Knight was captured by game warden Sergeant Terry Hughes on April 4, 2013, while burgling the Pine Tree Camp in Rome, Maine.[7] He was sentenced to seven months in jail on October 28, 2013, of which he had already served all but a week while awaiting sentencing.[7] In addition to the jail sentence, Knight paid $2,000 in restitution to victims, completed a Co-Occurring Disorders Court Program (designed for people with substance abuse problems and mental health disorders), and completed three years of probation.[6][8]

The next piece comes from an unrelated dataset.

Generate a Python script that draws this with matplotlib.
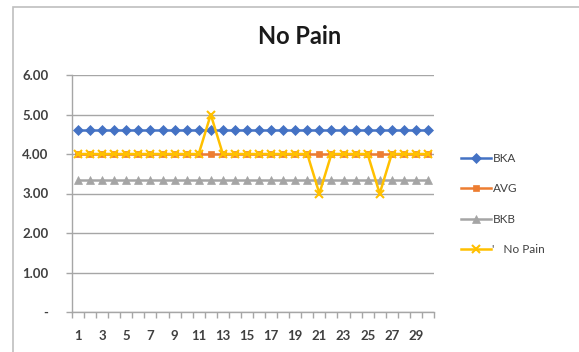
import matplotlib.pyplot as plt
import matplotlib.patches as patches
from matplotlib.ticker import FixedLocator, FuncFormatter

plt.rcParams['font.family'] = ['Lato', 'DejaVu Sans']

days = list(range(1, 31))
bka = [4.62] * 30
avg = [4.0] * 30
bkb = [3.33] * 30
no_pain = [4, 4, 4, 4, 4, 4, 4, 4, 4, 4, 4, 5, 4, 4, 4, 4, 4, 4, 4, 4,
           3, 4, 4, 4, 4, 3, 4, 4, 4, 4]

series = [
    ("BKA", bka, "#4472C4", "D", 5),
    ("AVG", avg, "#ED7D31", "s", 4.5),
    ("BKB", bkb, "#A5A5A5", "^", 5.5),
    ("'   No Pain", no_pain, "#FFC000", "x", 6),
]

fig = plt.figure(figsize=(5.79, 3.52), dpi=100)
ax = fig.add_axes([72 / 579, 1 - 312 / 352, 362 / 579, 237 / 352])

for name, vals, col, mk, ms in series:
    ax.plot(days, vals, color=col, lw=1.8, marker=mk, markersize=ms,
            markeredgewidth=1.5 if mk == "x" else 0.5, label=name, zorder=3)

ax.set_xlim(0.5, 30.5)
ax.set_ylim(0, 6)
ax.set_yticks([0, 1, 2, 3, 4, 5, 6])
ax.yaxis.set_major_formatter(FuncFormatter(lambda v, p: "-" if v == 0 else f"{v:.2f}"))
ax.grid(axis="y", color="#a6a6a6", lw=1)
ax.set_axisbelow(True)

ax.xaxis.set_major_locator(FixedLocator(list(range(1, 31, 2))))
ax.xaxis.set_minor_locator(FixedLocator([d + 0.5 for d in range(0, 31)]))
ax.tick_params(axis="x", which="major", length=0, pad=13, labelsize=9.5, labelcolor="#404040")
ax.tick_params(axis="x", which="minor", length=4, color="#a6a6a6", width=1)
ax.tick_params(axis="y", length=4, color="#a6a6a6", width=1, labelsize=9.5,
               labelcolor="#404040", pad=13)
for lbl in ax.get_xticklabels() + ax.get_yticklabels():
    lbl.set_fontweight("bold")

for side in ["top", "right"]:
    ax.spines[side].set_visible(False)
for side in ["left", "bottom"]:
    ax.spines[side].set_color("#a6a6a6")
    ax.spines[side].set_linewidth(1)

# outer chart frame, open on the right and bottom
frame = patches.Rectangle((13 / 579, -0.1), 1.2, 1.1 - 7 / 352, transform=fig.transFigure,
                          fill=False, edgecolor="#bfbfbf", lw=1.2, clip_on=False)
fig.add_artist(frame)

fig.text(300 / 579, 1 - 37 / 352, "No Pain", ha="center", va="center",
         fontsize=17, fontweight="bold", color="#1a1a1a")

fig.legend(loc="center left", bbox_to_anchor=(450 / 579, 1 - 204 / 352), frameon=False,
           fontsize=8.5, handlelength=2.6, handletextpad=0.1, labelspacing=1.65,
           labelcolor="#404040")

fig.savefig("out.png", dpi=100)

Knight has described deep-felt ethical misgivings about the burglaries committed, saying that stealing is wrong. Even the prosecutor said a longer sentence would have been cruel.[7] Judge Nancy Mills believes that Knight was unlikely to reoffend.[6] After release, Knight met with the judge every week, avoided alcohol, and secured a job with his brother.[8]
Journalist Michael Finkel met with Knight for nine one-hour sessions while he was in jail. This was the genesis for first an article in GQ in August 2014, and then the book The Stranger In The Woods, published in March 2017.[11][8]
Knight was largely reluctant to express any inkling of motives or insights gained through his experience, but he did offer, "solitude bestows an increase in something valuable ... my perception. But ... when I applied my increased perception to myself, I lost my identity. There was no audience, no one to perform for ... To put it romantically, I was completely free." Finkel compared this observation to similar statements by Ralph Waldo Emerson, Charles de Foucauld, and Thomas Merton.[8] Knight however resented being compared to Henry David Thoreau, instead calling him a dilettante because Thoreau only lived for two years in his Walden Pond cabin and his mother did his laundry, saying he was "...just a show-off who went out there and wrote a book saying 'Look how great I am.' "[12] Knight now leads a quiet life in rural Maine.